If you want just one and keep it simple:
- Create only one Lock Screen setup.
- Avoid linking wallpapers to Focus modes at all.
- Delete spare Lock Screens:
- Long press on the Lock Screen carousel
- Swipe up on any extra setups and delete them.
This alone fixes the “why did my wallpaper change again” feeling for a lot of people.
3. Kill surprise changes from Focus, but keep Focus itself
You do not have to stop using Focus just because it messes with wallpapers:
- Go to Settings > Focus.
- Open each Focus.
- Turn off any Lock Screen / Home Screen linking without disabling the Focus itself.
That gives you notifications control without the wallpaper roulette.
4. Tame the “busy” Home Screen look
Even when you pick the right photo, icons can get unreadable. Two tricks that work better than constantly switching wallpapers:
- Photo but slightly blurred
- From the Home Screen editor, pick Photo, then tap “Blur” so icons stand out.
- Consistent theme
- Use similar colors for Lock and Home instead of wildly different images.

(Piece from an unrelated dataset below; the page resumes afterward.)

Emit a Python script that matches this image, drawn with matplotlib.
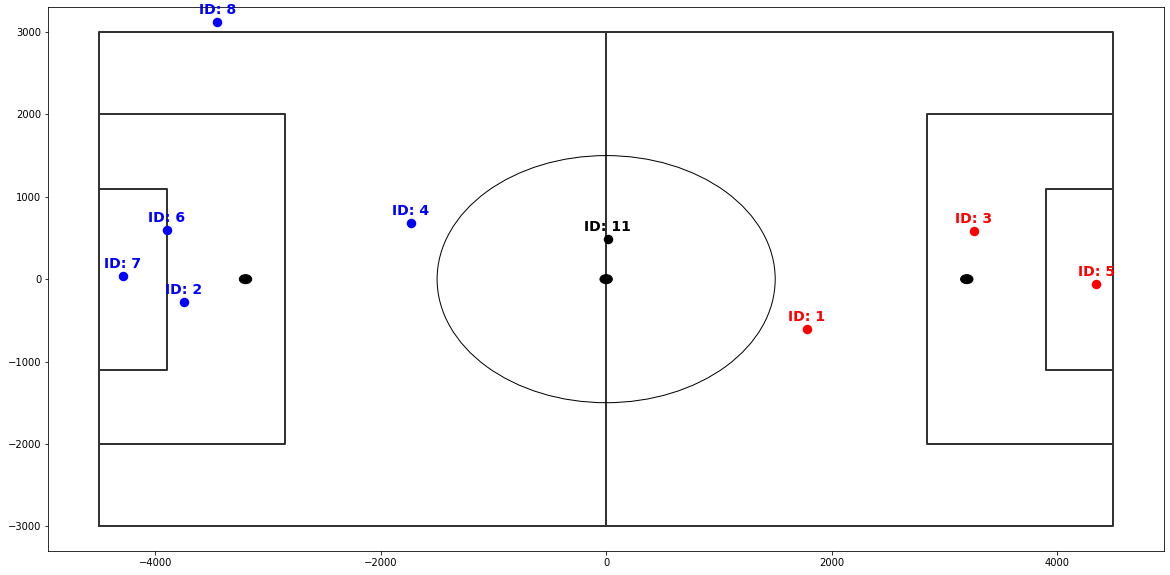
import numpy as np
import matplotlib
matplotlib.use('Agg')
import matplotlib.pyplot as plt
from matplotlib.patches import Circle, Ellipse

# Field dimensions (mm)
field_half_length = 4500
field_half_width = 3000
penalty_area_x = 2850
penalty_area_y = 2000
goal_area_x = 3900
goal_area_y = 1100
center_circle_r = 1500
penalty_mark_x = 3200
mark_r = 55

# Robot positions
blue_ids = [8, 6, 7, 2, 4]
blue_x = [-3450, -3900, -4290, -3750, -1735]
blue_y = [3120, 600, 35, -280, 680]

red_ids = [1, 3, 5]
red_x = [1780, 3260, 4350]
red_y = [-600, 580, -55]

ball_ids = [11]
ball_x = [15]
ball_y = [485]

fig = plt.figure(figsize=(1170 / 72, 575 / 72), dpi=72)
ax = fig.add_axes([48.3 / 1170, 24 / 575, 1115.7 / 1170, 543.7 / 575])

line_kw = dict(color='#333333', lw=2, zorder=1)
L, W = field_half_length, field_half_width

# Outer boundary and half-way line
ax.plot([-L, L, L, -L, -L], [-W, -W, W, W, -W], **line_kw)
ax.plot([0, 0], [-W, W], **line_kw)

# Penalty and goal areas on both sides
for s in (-1, 1):
    ax.plot([s * L, s * penalty_area_x, s * penalty_area_x, s * L],
            [penalty_area_y, penalty_area_y, -penalty_area_y, -penalty_area_y], **line_kw)
    ax.plot([s * L, s * goal_area_x, s * goal_area_x, s * L],
            [goal_area_y, goal_area_y, -goal_area_y, -goal_area_y], **line_kw)

# Center circle and marks
ax.add_patch(Ellipse((0, 0), 2 * center_circle_r, 2 * center_circle_r,
                     fill=False, color='black', lw=1, zorder=1))
for mx in (-penalty_mark_x, 0, penalty_mark_x):
    ax.add_patch(Circle((mx, 0), mark_r, color='black', zorder=2))


def draw_team(ids, xs, ys, color):
    ax.scatter(xs, ys, s=90, color=color, zorder=3, linewidths=0)
    for i, x, y in zip(ids, xs, ys):
        ax.annotate(f'ID: {i}', (x, y), xytext=(0, 8), textcoords='offset points',
                    ha='center', va='baseline', color=color,
                    fontsize=14, fontweight='bold', zorder=4)


draw_team(blue_ids, blue_x, blue_y, 'blue')
draw_team(red_ids, red_x, red_y, 'red')
draw_team(ball_ids, ball_x, ball_y, 'black')

ax.set_xlim(-4950, 4950)
ax.set_ylim(-3300, 3300)
ax.set_xticks([-4000, -2000, 0, 2000, 4000])
ax.set_yticks([-3000, -2000, -1000, 0, 1000, 2000, 3000])
ax.tick_params(labelsize=10)

fig.savefig('out.png', dpi=72)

Your eye stops fighting with the background.
If you care about battery on OLED models, darker, less saturated photos on the Home Screen do help a bit, although not as dramatically as some posts claim.
5. Old behavior vs new behavior
If you are nostalgic for the pre iOS 16 feel where setting a wallpaper was a one-off:
- Use Photos > share button > Use as Wallpaper.
- Accept that it still throws you into the editor, but do the minimum:
- Adjust, then pick “Set as Wallpaper Pair.”
- Avoid adding extra Lock Screens after that.
You can treat the new system as “pretend it is the old one and never touch the Lock Screen editor again.”
6. Pros & cons of the current wallpaper system
People often treat it like a product in itself, so:
Pros
- Powerful combos with Focus (work Lock Screen, sleep Lock Screen, etc.).
- Lots of styles: Astronomy, Weather, Emoji, Photo Shuffle.
- Per Lock Screen widget layouts if you like customizing.
Cons
- Feels scattered: Lock Screen editor, Settings > Wallpaper, Photos > Use as Wallpaper all collide.
- Easy to create multiple setups accidentally.
- New users expect “one switch” and instead get a whole management UI.
Compared with what @nachtschatten and @espritlibre described:
- Their step lists are spot on for how to do things.
- The missing piece is usually deciding what you actually want out of wallpapers so you do not end up wrestling the system every few days.
If you post what exactly happens when you long press (no Customize, different wallpapers than you expect, or Focus icons popping up), it is usually possible to point at the exact toggle or Lock Screen setup that is causing the confusion.